Après un accident effroyable qui vit sa voiture passer dans un rail, se couper en deux et exploser en flammes, le Français parvint à sortir presque indemne du brasier qu’était devenu sa monoplace.
Un miracle qui prouva une nouvelle fois l’efficacité du Halo, mais cet accident a de nouveau révélé des failles sur les monoplaces, avec le besoin de renforcer le réservoir et sa fixation au châssis. De même, le terrible crash de Guanyu Zhou au départ du Grand Prix de Grande-Bretagne 2022 a nécessité de la chance pour que le Chinois s’en sorte.
Mais il a aussi permis de mettre en évidence un autre talon d’Achille des monoplaces, en l’occurrence leur arceau. Les protections de type « blade » comme l’Alfa Romeo, c’est-à-dire constituées d’un seul pilier central au-dessus de la tête du pilote, ont été interdits. De plus, les crash-tests vont être renforcés dans les deux années à venir.
Il n’y aura jamais trop de sécurité
La quête de sécurité est perpétuelle en sport automobile. On l’a vu en IndyCar avec l’arrivée de l’Aeroscreen, en NASCAR avec la réduction de la vitesse des voitures et les renforts de plus en plus nombreux qui ont sauvé la vie de Ryan Newman en février 2020.
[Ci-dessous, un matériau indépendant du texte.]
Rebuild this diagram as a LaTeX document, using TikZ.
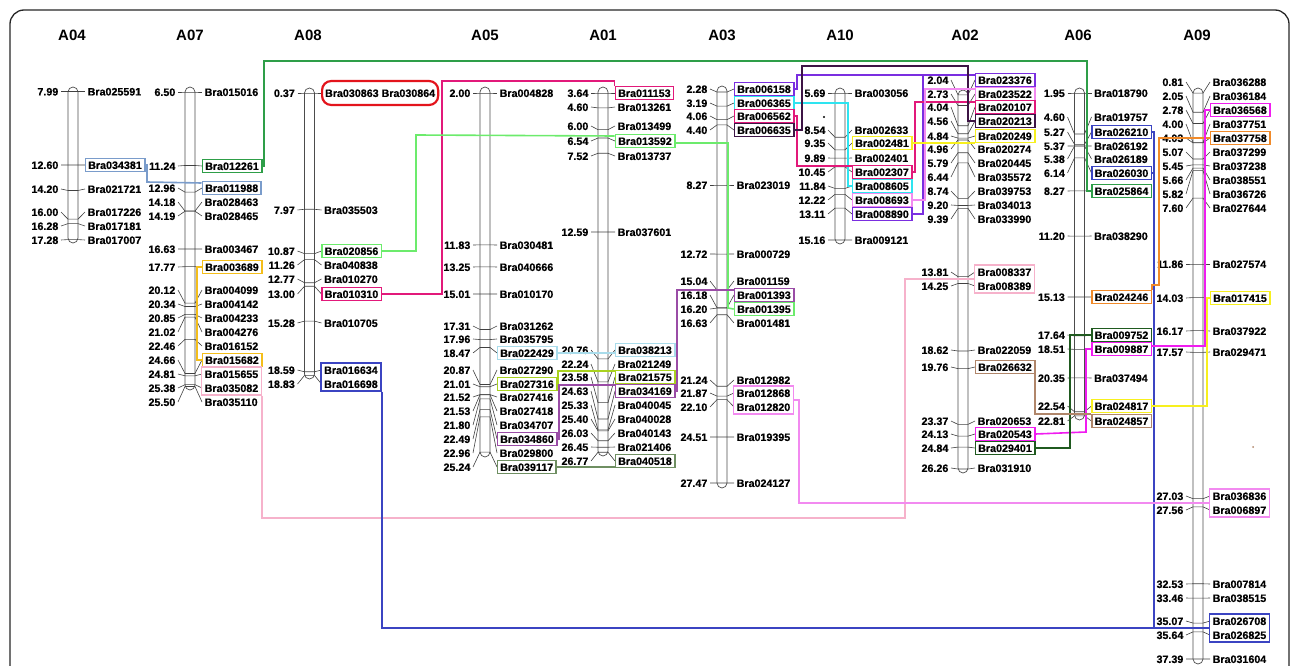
\documentclass[tikz,border=0pt]{standalone}
\usepackage{fontspec}
\setmainfont{Liberation Sans}
\newfontfamily\labfont{Liberation Sans}[FakeBold=0.7]
\usetikzlibrary{fit}
\definecolor{cSteel}{HTML}{7A9CCB}
\definecolor{cGreen}{HTML}{2E9E48}
\definecolor{cLGreen}{HTML}{6CEB6C}
\definecolor{cCrimson}{HTML}{E2197A}
\definecolor{cRed}{HTML}{E3141C}
\definecolor{cBlue}{HTML}{3B44C2}
\definecolor{cGold}{HTML}{F4BE1A}
\definecolor{cLPink}{HTML}{F6B2CB}
\definecolor{cLBlue}{HTML}{A9DCEB}
\definecolor{cYGreen}{HTML}{A9D21F}
\definecolor{cPurple}{HTML}{9A4CA6}
\definecolor{cGGreen}{HTML}{6F8F62}
\definecolor{cPlum}{HTML}{3D1445}
\definecolor{cBViolet}{HTML}{7A2EE0}
\definecolor{cCyan}{HTML}{2EE4F0}
\definecolor{cViolet}{HTML}{F28AF0}
\definecolor{cYellow}{HTML}{F7F01E}
\definecolor{cOrange}{HTML}{F08A2A}
\definecolor{cMag}{HTML}{F01CF0}
\definecolor{cDGreen}{HTML}{1F5A1F}
\definecolor{cBrown}{HTML}{B0866A}
\tikzset{
  lab/.style={anchor=west,inner xsep=3pt,inner ysep=2.7pt,text height=7.9pt,text depth=0pt,font=\labfont\bfseries\fontsize{10.7}{12}\selectfont},
  num/.style={anchor=east,inner xsep=3pt,inner ysep=2.7pt,text height=7.9pt,text depth=0pt,font=\labfont\bfseries\fontsize{10.7}{12}\selectfont},
  tick/.style={line width=0.6pt,draw=black!75},
  chrbar/.style={line width=0.7pt,draw=black!70,rounded corners=5pt},
  bx/.style={draw=#1,line width=1.5pt},
  pairbx/.style={draw=#1,line width=1.5pt,inner sep=0pt},
  cn/.style={draw=#1,line width=1.6pt},
  ttl/.style={font=\bfseries\fontsize{15}{17}\selectfont},
}
\newcommand{\setchr}[4]{\def\chX{#1}\def\chY{#2}\def\chV{#3}\def\chS{#4}}
\newcommand{\drawchr}[2]{\draw[chrbar] (\chX-5,#1) rectangle (\chX+5,#2);}
\newcommand{\mkt}[5][]{%
  \pgfmathsetmacro{\chYc}{\chY+(#2-\chV)*\chS}%
  \draw[tick] (\chX-12,#3) -- (\chX-5,\chYc) -- (\chX+5,\chYc) -- (\chX+12,#3);%
  \node[num] (n#4) at (\chX-11.5,#3) {#2};%
  \node[lab,#1] (#4) at (\chX+11.5,#3) {#5};}
\newcommand{\mk}[4][]{\mkt[#1]{#2}{#3}{#4}{#4}}
\begin{document}
\begin{tikzpicture}[x=1pt,y=-1pt]
\useasboundingbox (0,0) rectangle (1292,666);
\clip (0,0) rectangle (1292,666);
\draw[line width=1.3pt,draw=black!85,rounded corners=14pt] (10,10) rectangle (1289,720);
% titles
\node[ttl] (tA04) at (72,35) {A04};
\node[ttl] (tA07) at (190,35) {A07};
\node[ttl] (tA08) at (308,35) {A08};
\node[ttl] (tA05) at (485,35) {A05};
\node[ttl] (tA01) at (603,35) {A01};
\node[ttl] (tA03) at (722,35) {A03};
\node[ttl] (tA10) at (840,35) {A10};
\node[ttl] (tA02) at (965,35) {A02};
\node[ttl] (tA06) at (1078,35) {A06};
\node[ttl] (tA09) at (1197,35) {A09};
% A04
\setchr{73}{91.5}{7.99}{15.94}
\drawchr{87}{243}
\mk{7.99}{91.5}{Bra025591}
\mk[bx=cSteel]{12.60}{165}{Bra034381}
\mk{14.20}{189}{Bra021721}
\mk{16.00}{212}{Bra017226}
\mk{16.28}{226}{Bra017181}
\mk{17.28}{240}{Bra017007}
% A07
\setchr{190}{92}{6.50}{15.5}
\drawchr{87}{390}
\mk{6.50}{92}{Bra015016}
\mk[bx=cGreen]{11.24}{166}{Bra012261}
\mk[bx=cSteel]{12.96}{188}{Bra011988}
\mk{14.18}{202}{Bra028463}
\mk{14.19}{216}{Bra028465}
\mk{16.63}{249}{Bra003467}
\mk[bx=cGold]{17.77}{267}{Bra003689}
\mk{20.12}{290}{Bra004099}
\mk{20.34}{304}{Bra004142}
\mk{20.85}{318}{Bra004233}
\mk{21.02}{332}{Bra004276}
\mk{22.46}{346}{Bra016152}
\mk[bx=cGold]{24.66}{360}{Bra015682}
\mk{24.81}{374}{Bra015655}
\mk{25.38}{388}{Bra035082}
\mk{25.50}{402}{Bra035110}
\node[pairbx=cLPink,fit=(Bra015655)(Bra035082)] (pkA07) {};
% A08
\setchr{309.5}{93}{0.37}{15.3}
\drawchr{88}{379}
\mkt[draw=cRed,line width=2.2pt,rounded corners=9pt,inner ysep=8pt]{0.37}{93}{Bra030863}{Bra030863 Bra030864}
\mk{7.97}{210}{Bra035503}
\mk[bx=cLGreen]{10.87}{251}{Bra020856}
\mk{11.26}{265}{Bra040838}
\mk{12.77}{279}{Bra010270}
\mk[bx=cCrimson]{13.00}{294}{Bra010310}
\mk{15.28}{323}{Bra010705}
\mk{18.59}{370}{Bra016634}
\mk{18.83}{384}{Bra016698}
\node[pairbx=cBlue,fit=(Bra016634)(Bra016698)] (bluA08) {};
% A05
\setchr{485}{93}{2.00}{15.45}
\drawchr{87}{457}
\mk{2.00}{93}{Bra004828}
\mk{11.83}{245}{Bra030481}
\mk{13.25}{267}{Bra040666}
\mk{15.01}{294}{Bra010170}
\mk{17.31}{326}{Bra031262}
\mk{17.96}{339}{Bra035795}
\mk[bx=cLBlue]{18.47}{353}{Bra022429}
\mk{20.87}{370}{Bra027290}
\mk[bx=cYGreen]{21.01}{384}{Bra027316}
\mk{21.52}{397}{Bra027416}
\mk{21.53}{411}{Bra027418}
\mk{21.80}{425}{Bra034707}
\mk[bx=cPurple]{22.49}{439}{Bra034860}
\mk{22.96}{453}{Bra029800}
\mk[bx=cGGreen]{25.24}{467}{Bra039117}
% A01
\setchr{603}{93}{3.64}{15.53}
\drawchr{87}{456}
\mk[bx=cCrimson]{3.64}{93}{Bra011153}
\mk{4.60}{107}{Bra013261}
\mk{6.00}{126}{Bra013499}
\mk[bx=cLGreen]{6.54}{141}{Bra013592}
\mk{7.52}{156}{Bra013737}
\mk{12.59}{232}{Bra037601}
\mk[bx=cLBlue]{20.76}{350}{Bra038213}
\mk{22.24}{364}{Bra021249}
\mk[bx=cYGreen]{23.58}{377}{Bra021575}
\mk[bx=cPurple]{24.63}{391}{Bra034169}
\mk{25.33}{405}{Bra040045}
\mk{25.40}{419}{Bra040028}
\mk{26.03}{433}{Bra040143}
\mk{26.45}{447}{Bra021406}
\mk[bx=cGGreen]{26.77}{461}{Bra040518}
% A03
\setchr{722}{185}{8.27}{15.52}
\drawchr{86}{488}
\mk[bx=cBViolet]{2.28}{89}{Bra006158}
\mk[bx=cCyan]{3.19}{103}{Bra006365}
\mk[bx=cCrimson]{4.06}{116}{Bra006562}
\mk[bx=cPlum]{4.40}{130}{Bra006635}
\mk{8.27}{185}{Bra023019}
\mk{12.72}{254}{Bra000729}
\mk{15.04}{281}{Bra001159}
\mk[bx=cPurple]{16.18}{295}{Bra001393}
\mk[bx=cLGreen]{16.20}{309}{Bra001395}
\mk{16.63}{323}{Bra001481}
\mk{21.24}{380}{Bra012982}
\mk{21.87}{393}{Bra012868}
\mk{22.10}{407}{Bra012820}
\mk{24.51}{437}{Bra019395}
\mk{27.47}{483}{Bra024127}
\node[pairbx=cViolet,fit=(Bra012868)(Bra012820)] (vioA03) {};
% A10
\setchr{840}{93}{5.69}{15.52}
\drawchr{88}{244}
\mk{5.69}{93}{Bra003056}
\mk{8.54}{130}{Bra002633}
\mk[bx=cYellow]{9.35}{143}{Bra002481}
\mk{9.89}{158}{Bra002401}
\mk[bx=cCrimson]{10.45}{172}{Bra002307}
\mk[bx=cCyan]{11.84}{186}{Bra008605}
\mk[bx=cViolet]{12.22}{200}{Bra008693}
\mk[bx=cBViolet]{13.11}{214}{Bra008890}
\mk{15.16}{240}{Bra009121}
\fill (824,117) circle (1.2);
% A02
\setchr{963}{351}{18.62}{15.45}
\drawchr{90}{473}
\mk[bx=cBViolet]{2.04}{80}{Bra023376}
\mk[bx=cViolet]{2.73}{94}{Bra023522}
\mk[bx=cCrimson]{4.04}{107}{Bra020107}
\mk[bx=cPlum]{4.56}{121}{Bra020213}
\mk[bx=cYellow]{4.84}{136}{Bra020249}
\mk{4.96}{149}{Bra020274}
\mk{5.79}{163}{Bra020445}
\mk{6.44}{177}{Bra035572}
\mk{8.74}{191}{Bra039753}
\mk{9.20}{205}{Bra034013}
\mk{9.39}{219}{Bra033990}
\mk{13.81}{272}{Bra008337}
\mk{14.25}{286}{Bra008389}
\node[pairbx=cLPink,fit=(Bra008337)(Bra008389)] (pkA02) {};
\mk{18.62}{350}{Bra022059}
\mk[bx=cBrown]{19.76}{367}{Bra026632}
\mk{23.37}{421}{Bra020653}
\mk[bx=cMag]{24.13}{434}{Bra020543}
\mk[bx=cDGreen]{24.84}{448}{Bra029401}
\mk{26.26}{468}{Bra031910}
% A06
\setchr{1079.5}{93}{1.95}{15.48}
\drawchr{88}{420}
\mk{1.95}{93}{Bra018790}
\mk{4.60}{117}{Bra019757}
\mk[bx=cBlue]{5.27}{132}{Bra026210}
\mk{5.37}{146}{Bra026192}
\mk{5.38}{159}{Bra026189}
\mk[bx=cBlue]{6.14}{173}{Bra026030}
\mk[bx=cGreen]{8.27}{191}{Bra025864}
\mk{11.20}{236}{Bra038290}
\mk[bx=cOrange]{15.13}{297}{Bra024246}
\mk[bx=cDGreen]{17.64}{335}{Bra009752}
\mk[bx=cMag]{18.51}{349}{Bra009887}
\mk{20.35}{378}{Bra037494}
\mk[bx=cYellow]{22.54}{406}{Bra024817}
\mk[bx=cBrown]{22.81}{421}{Bra024857}
% A09
\setchr{1198}{264}{11.86}{15.47}
\drawchr{88}{664}
\mk{0.81}{82}{Bra036288}
\mk{2.05}{96}{Bra036184}
\mk[bx=cMag]{2.78}{110}{Bra036568}
\mk{4.00}{124}{Bra037751}
\mk[bx=cOrange]{4.03}{138}{Bra037758}
\mk{5.07}{152}{Bra037299}
\mk{5.45}{166}{Bra037238}
\mk{5.66}{180}{Bra038551}
\mk{5.82}{194}{Bra036726}
\mk{7.60}{208}{Bra027644}
\mk{11.86}{264}{Bra027574}
\mk[bx=cYellow]{14.03}{298}{Bra017415}
\mk{16.17}{331}{Bra037922}
\mk{17.57}{352}{Bra029471}
\mk{27.03}{496}{Bra036836}
\mk{27.56}{510}{Bra006897}
\node[pairbx=cViolet,fit=(Bra036836)(Bra006897)] (vioA09) {};
\mk{32.53}{584}{Bra007814}
\mk{33.46}{598}{Bra038515}
\mk{35.07}{621}{Bra026708}
\mk{35.64}{635}{Bra026825}
\node[pairbx=cBlue,fit=(Bra026708)(Bra026825)] (bluA09) {};
\mk{37.39}{659}{Bra031604}
\fill[cBrown] (1253,447) circle (1);
% connectors
\draw[cn=cGreen] (Bra012261.east) -| (264,61) -| (1087,191) -- (Bra025864.west);
\draw[cn=cSteel] (Bra034381.east) -| (147,182) -- ([yshift=5pt]Bra011988.west);
\draw[cn=cGold] (Bra003689.west) -- (197,267) |- (Bra015682.west);
\draw[cn=cLPink] (pkA07.south east) |- (905,518) |- (pkA02.west);
\draw[cn=cCrimson] (Bra010310.east) -| (442,81) -| (Bra011153.north west);
\draw[cn=cLGreen] (Bra020856.east) -| (416,135) -- ([yshift=5pt]Bra013592.west);
\draw[cn=cLGreen] ([yshift=-2pt]Bra013592.east) -| (728,308) -- (Bra001395.west);
\draw[cn=cBlue] (bluA08.south east) |- (bluA09.west);
\draw[cn=cBlue] (Bra026210.east) -| (1154,628);
\draw[cn=cBlue] (Bra026030.east) -- (1154,173);
\draw[cn=cLBlue] (Bra022429.east) -- (Bra038213.west |- Bra022429.east);
\draw[cn=cYGreen] (Bra027316.east) -| (558,371) -- ([yshift=6pt]Bra021575.west);
\draw[cn=cPurple] (Bra034860.east) -| (559,385) -- ([yshift=6pt]Bra034169.west);
\draw[cn=cPurple] (Bra034169.east) -| (677,290) -- ([yshift=5pt]Bra001393.west);
\draw[cn=cGGreen] (Bra039117.east) -- (Bra040518.west |- Bra039117.east);
\draw[cn=cViolet] (vioA03.east) -| (799,503) -- (vioA09.west);
\draw[cn=cOrange] (Bra037758.west) -| (1159,285) -| (Bra024246.north east);
\draw[cn=cMag] (Bra036568.west) -| (1205,346) -- ([yshift=3pt]Bra009887.east);
\draw[cn=cMag] (Bra009887.west) -| (1086,432) -- (Bra020543.east);
\draw[cn=cYellow] (Bra024817.east) -| (1207,298) -- (Bra017415.west);
\draw[cn=cDGreen] (Bra009752.west) -| (1070,448) -- (Bra029401.east);
\draw[cn=cBrown] (Bra026632.east) -| (1035,414) -- ([yshift=7pt]Bra024857.west);
\coordinate (bvj) at (923,75);
\draw[cn=cBViolet] (Bra006158.east) -| (797,75) -- ([yshift=5pt]Bra023376.west);
\draw[cn=cBViolet] (bvj) |- (Bra008890.east);
\draw[cn=cCyan] (Bra006365.east) -| (848,186) -- (Bra008605.west);
\draw[cn=cCrimson] (Bra006562.east) -| (797,166) -- ([yshift=6pt]Bra002307.west);
\draw[cn=cCrimson] (Bra002307.east) -| (915,102) -- ([yshift=5pt]Bra020107.west);
\draw[cn=cPlum] (Bra006635.east) -| (802,66) -| (968,121) -- (Bra020213.west);
\draw[cn=cViolet] (Bra008693.east) -| (925,89) -- ([yshift=5pt]Bra023522.west);
\draw[cn=cYellow] (Bra002481.east) -- (Bra020249.west |- Bra002481.east);
\end{tikzpicture}
\end{document}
On l’a aussi vu dans tous les championnats estampillés FIA, qui œuvrent année après année au renforcement des monoplaces et à la modification des procédures et circuits pour éviter au maximum les drames.
Le fait que d’autres catégories abordent la sécurité avec le même état d’esprit légitime entièrement le positionnement de la F1 et la pousse aujourd’hui à aller plus loin pour rester leader du développement de technologies qui concernent la sécurité.
Et bien que les accidents soient aujourd’hui globalement moins graves dans leurs conséquences qu’ils ne l’étaient par le passé, les pilotes de course de haut niveau n’en restent pas moins des athlètes complets, capables de résister à de violents chocs.
Et surtout, ce sont des sportifs prêts à s’exposer à un danger qui, bien que réduit au fil des époques, est toujours présent. Une prise de risque qui en fait toujours des gladiateurs des temps modernes, dont l’arène et l’armement ont évolué avec le temps.